INSTRUCTION:
Could you retype the lines below, starting at the line holding "Convert this chart to D3.js code." and stopping at the line holding "38, bottom: 339", inclusive? Copy them exactly and drop the images.

TASK INPUT:
....
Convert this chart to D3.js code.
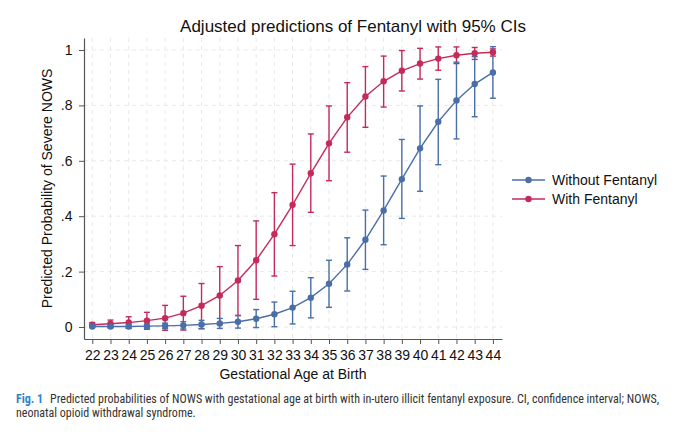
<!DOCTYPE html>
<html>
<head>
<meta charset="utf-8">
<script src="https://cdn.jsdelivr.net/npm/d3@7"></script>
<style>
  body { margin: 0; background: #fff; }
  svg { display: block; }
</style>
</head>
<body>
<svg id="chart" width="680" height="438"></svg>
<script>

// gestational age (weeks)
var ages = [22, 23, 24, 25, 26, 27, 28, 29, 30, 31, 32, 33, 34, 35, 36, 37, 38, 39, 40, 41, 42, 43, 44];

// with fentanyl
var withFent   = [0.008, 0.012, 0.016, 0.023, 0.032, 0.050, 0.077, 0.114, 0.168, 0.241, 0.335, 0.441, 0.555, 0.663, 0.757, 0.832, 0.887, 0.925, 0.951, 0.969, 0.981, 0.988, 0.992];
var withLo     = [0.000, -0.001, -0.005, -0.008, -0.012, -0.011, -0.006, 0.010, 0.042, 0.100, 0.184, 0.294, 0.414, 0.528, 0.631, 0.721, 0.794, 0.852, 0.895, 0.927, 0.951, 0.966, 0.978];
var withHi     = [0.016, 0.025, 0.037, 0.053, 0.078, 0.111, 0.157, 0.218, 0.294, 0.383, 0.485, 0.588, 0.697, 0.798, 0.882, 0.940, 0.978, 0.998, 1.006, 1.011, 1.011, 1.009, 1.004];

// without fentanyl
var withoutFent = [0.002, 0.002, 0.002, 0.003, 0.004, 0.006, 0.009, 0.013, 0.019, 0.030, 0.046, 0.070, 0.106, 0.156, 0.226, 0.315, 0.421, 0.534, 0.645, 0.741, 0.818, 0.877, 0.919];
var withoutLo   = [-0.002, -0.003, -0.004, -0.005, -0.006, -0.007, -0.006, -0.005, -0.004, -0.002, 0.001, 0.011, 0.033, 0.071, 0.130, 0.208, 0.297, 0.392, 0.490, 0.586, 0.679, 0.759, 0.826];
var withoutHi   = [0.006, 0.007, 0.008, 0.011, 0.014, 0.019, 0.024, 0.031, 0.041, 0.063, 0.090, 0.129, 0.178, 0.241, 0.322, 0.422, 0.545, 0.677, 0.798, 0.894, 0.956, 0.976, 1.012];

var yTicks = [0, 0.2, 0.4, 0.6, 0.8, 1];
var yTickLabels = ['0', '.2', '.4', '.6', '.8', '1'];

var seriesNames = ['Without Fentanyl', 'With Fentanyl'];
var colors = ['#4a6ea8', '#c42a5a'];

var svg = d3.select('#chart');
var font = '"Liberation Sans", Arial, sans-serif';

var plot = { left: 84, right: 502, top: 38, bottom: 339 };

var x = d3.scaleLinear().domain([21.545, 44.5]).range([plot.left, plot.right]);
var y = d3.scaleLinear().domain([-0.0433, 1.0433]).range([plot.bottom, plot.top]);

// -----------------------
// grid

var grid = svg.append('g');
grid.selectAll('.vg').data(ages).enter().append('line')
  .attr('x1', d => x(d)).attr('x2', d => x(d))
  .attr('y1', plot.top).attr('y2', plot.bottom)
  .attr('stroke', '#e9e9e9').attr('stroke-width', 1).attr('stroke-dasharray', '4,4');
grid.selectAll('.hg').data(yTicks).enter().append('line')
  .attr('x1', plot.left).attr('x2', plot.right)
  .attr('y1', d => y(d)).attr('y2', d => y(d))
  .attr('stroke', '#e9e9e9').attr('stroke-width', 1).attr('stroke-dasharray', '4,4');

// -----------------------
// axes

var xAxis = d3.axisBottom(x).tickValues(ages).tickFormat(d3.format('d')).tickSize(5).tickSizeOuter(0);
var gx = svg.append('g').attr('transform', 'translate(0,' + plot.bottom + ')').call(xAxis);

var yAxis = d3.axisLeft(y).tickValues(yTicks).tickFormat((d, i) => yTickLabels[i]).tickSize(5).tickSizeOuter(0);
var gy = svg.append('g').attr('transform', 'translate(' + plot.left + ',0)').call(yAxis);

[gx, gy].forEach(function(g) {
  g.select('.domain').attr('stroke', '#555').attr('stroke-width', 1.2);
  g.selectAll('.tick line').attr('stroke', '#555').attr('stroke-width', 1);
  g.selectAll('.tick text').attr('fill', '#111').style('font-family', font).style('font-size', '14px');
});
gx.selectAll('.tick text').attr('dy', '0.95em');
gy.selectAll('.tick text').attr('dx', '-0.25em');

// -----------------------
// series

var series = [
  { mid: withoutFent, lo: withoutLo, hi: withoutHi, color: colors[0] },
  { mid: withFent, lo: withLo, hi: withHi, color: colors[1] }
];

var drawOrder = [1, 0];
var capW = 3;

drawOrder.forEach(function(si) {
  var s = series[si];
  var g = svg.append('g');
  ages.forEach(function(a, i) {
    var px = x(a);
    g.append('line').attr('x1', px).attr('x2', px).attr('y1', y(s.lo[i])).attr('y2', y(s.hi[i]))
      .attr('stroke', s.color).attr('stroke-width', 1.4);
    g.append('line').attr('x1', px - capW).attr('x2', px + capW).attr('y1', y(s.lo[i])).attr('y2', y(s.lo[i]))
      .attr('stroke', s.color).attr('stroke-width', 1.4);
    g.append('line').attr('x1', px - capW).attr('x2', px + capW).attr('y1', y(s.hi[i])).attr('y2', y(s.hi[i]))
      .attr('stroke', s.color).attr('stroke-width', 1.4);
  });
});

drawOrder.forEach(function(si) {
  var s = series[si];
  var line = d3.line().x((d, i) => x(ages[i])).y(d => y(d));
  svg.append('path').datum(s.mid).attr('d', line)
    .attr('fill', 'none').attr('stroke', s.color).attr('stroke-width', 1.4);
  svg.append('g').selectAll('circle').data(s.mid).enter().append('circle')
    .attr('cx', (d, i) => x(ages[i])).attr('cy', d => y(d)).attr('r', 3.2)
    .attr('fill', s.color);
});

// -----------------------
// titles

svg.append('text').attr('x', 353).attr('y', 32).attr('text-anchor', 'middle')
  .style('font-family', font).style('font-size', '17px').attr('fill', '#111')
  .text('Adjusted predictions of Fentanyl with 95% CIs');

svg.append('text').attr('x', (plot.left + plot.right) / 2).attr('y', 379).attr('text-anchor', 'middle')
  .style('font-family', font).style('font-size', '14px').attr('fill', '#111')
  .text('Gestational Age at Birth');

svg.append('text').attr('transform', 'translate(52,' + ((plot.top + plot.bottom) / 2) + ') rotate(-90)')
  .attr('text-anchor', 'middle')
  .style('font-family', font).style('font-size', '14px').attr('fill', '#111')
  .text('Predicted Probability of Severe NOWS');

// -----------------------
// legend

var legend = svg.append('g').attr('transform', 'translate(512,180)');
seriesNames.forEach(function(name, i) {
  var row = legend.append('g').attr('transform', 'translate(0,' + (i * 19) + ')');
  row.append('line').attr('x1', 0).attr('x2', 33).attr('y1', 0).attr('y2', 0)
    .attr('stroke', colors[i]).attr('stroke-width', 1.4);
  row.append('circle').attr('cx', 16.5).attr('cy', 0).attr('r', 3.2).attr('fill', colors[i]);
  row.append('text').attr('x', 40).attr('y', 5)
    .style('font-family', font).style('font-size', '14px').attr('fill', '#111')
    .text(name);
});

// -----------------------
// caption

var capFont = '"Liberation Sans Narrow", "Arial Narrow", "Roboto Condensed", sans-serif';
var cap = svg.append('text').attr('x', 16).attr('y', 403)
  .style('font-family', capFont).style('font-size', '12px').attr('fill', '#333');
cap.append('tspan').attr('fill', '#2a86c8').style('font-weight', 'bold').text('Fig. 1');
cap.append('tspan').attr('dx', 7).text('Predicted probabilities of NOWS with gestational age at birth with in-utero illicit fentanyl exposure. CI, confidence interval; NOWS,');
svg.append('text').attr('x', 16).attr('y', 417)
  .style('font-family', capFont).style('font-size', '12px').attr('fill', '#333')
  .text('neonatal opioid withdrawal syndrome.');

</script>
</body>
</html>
....
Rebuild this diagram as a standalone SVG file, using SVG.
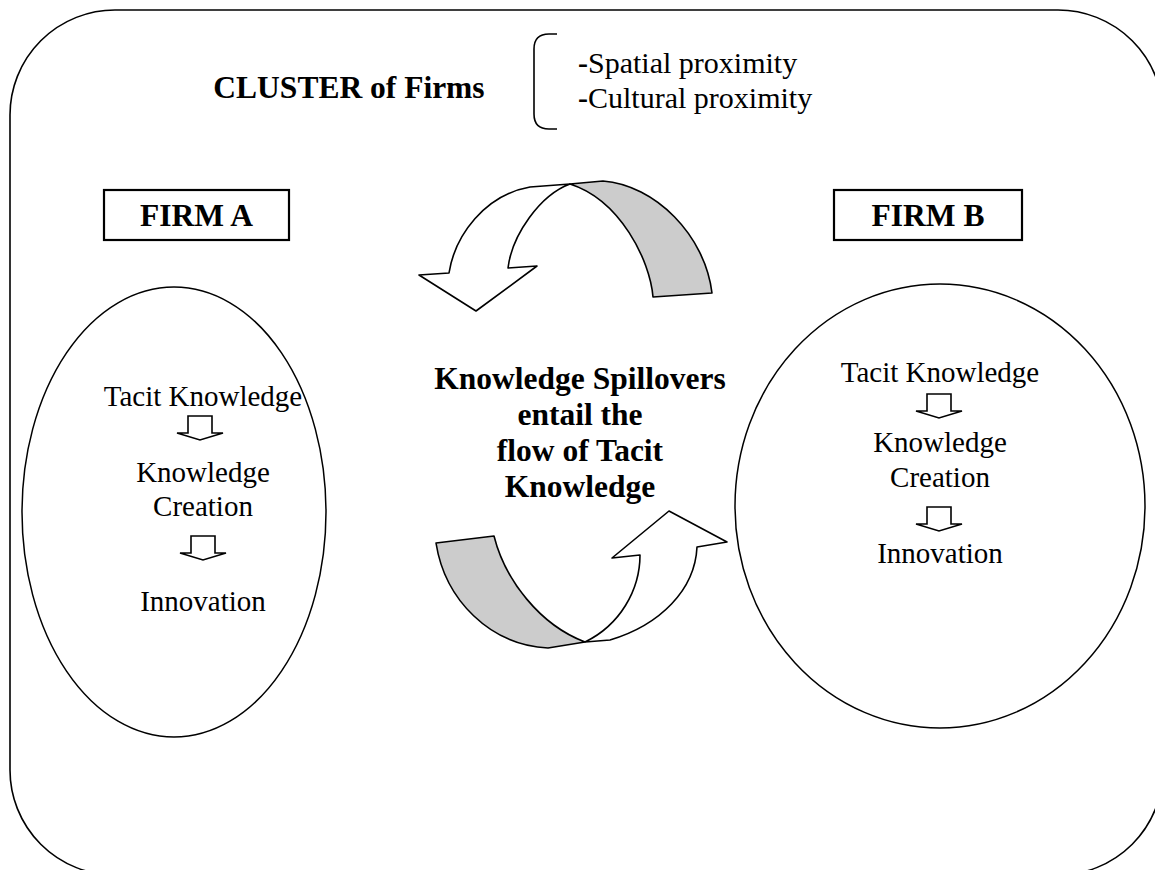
....
THE RESPONSE:
Convert this chart to D3.js code.
<!DOCTYPE html>
<html>
<head>
<meta charset="utf-8">
<script src="https://cdn.jsdelivr.net/npm/d3@7"></script>
<style>
  body { margin: 0; background: #fff; }
  svg { display: block; }
</style>
</head>
<body>
<svg id="chart" width="680" height="438"></svg>
<script>

// gestational age (weeks)
var ages = [22, 23, 24, 25, 26, 27, 28, 29, 30, 31, 32, 33, 34, 35, 36, 37, 38, 39, 40, 41, 42, 43, 44];

// with fentanyl
var withFent   = [0.008, 0.012, 0.016, 0.023, 0.032, 0.050, 0.077, 0.114, 0.168, 0.241, 0.335, 0.441, 0.555, 0.663, 0.757, 0.832, 0.887, 0.925, 0.951, 0.969, 0.981, 0.988, 0.992];
var withLo     = [0.000, -0.001, -0.005, -0.008, -0.012, -0.011, -0.006, 0.010, 0.042, 0.100, 0.184, 0.294, 0.414, 0.528, 0.631, 0.721, 0.794, 0.852, 0.895, 0.927, 0.951, 0.966, 0.978];
var withHi     = [0.016, 0.025, 0.037, 0.053, 0.078, 0.111, 0.157, 0.218, 0.294, 0.383, 0.485, 0.588, 0.697, 0.798, 0.882, 0.940, 0.978, 0.998, 1.006, 1.011, 1.011, 1.009, 1.004];

// without fentanyl
var withoutFent = [0.002, 0.002, 0.002, 0.003, 0.004, 0.006, 0.009, 0.013, 0.019, 0.030, 0.046, 0.070, 0.106, 0.156, 0.226, 0.315, 0.421, 0.534, 0.645, 0.741, 0.818, 0.877, 0.919];
var withoutLo   = [-0.002, -0.003, -0.004, -0.005, -0.006, -0.007, -0.006, -0.005, -0.004, -0.002, 0.001, 0.011, 0.033, 0.071, 0.130, 0.208, 0.297, 0.392, 0.490, 0.586, 0.679, 0.759, 0.826];
var withoutHi   = [0.006, 0.007, 0.008, 0.011, 0.014, 0.019, 0.024, 0.031, 0.041, 0.063, 0.090, 0.129, 0.178, 0.241, 0.322, 0.422, 0.545, 0.677, 0.798, 0.894, 0.956, 0.976, 1.012];

var yTicks = [0, 0.2, 0.4, 0.6, 0.8, 1];
var yTickLabels = ['0', '.2', '.4', '.6', '.8', '1'];

var seriesNames = ['Without Fentanyl', 'With Fentanyl'];
var colors = ['#4a6ea8', '#c42a5a'];

var svg = d3.select('#chart');
var font = '"Liberation Sans", Arial, sans-serif';

var plot = { left: 84, right: 502, top: 38, bottom: 339 };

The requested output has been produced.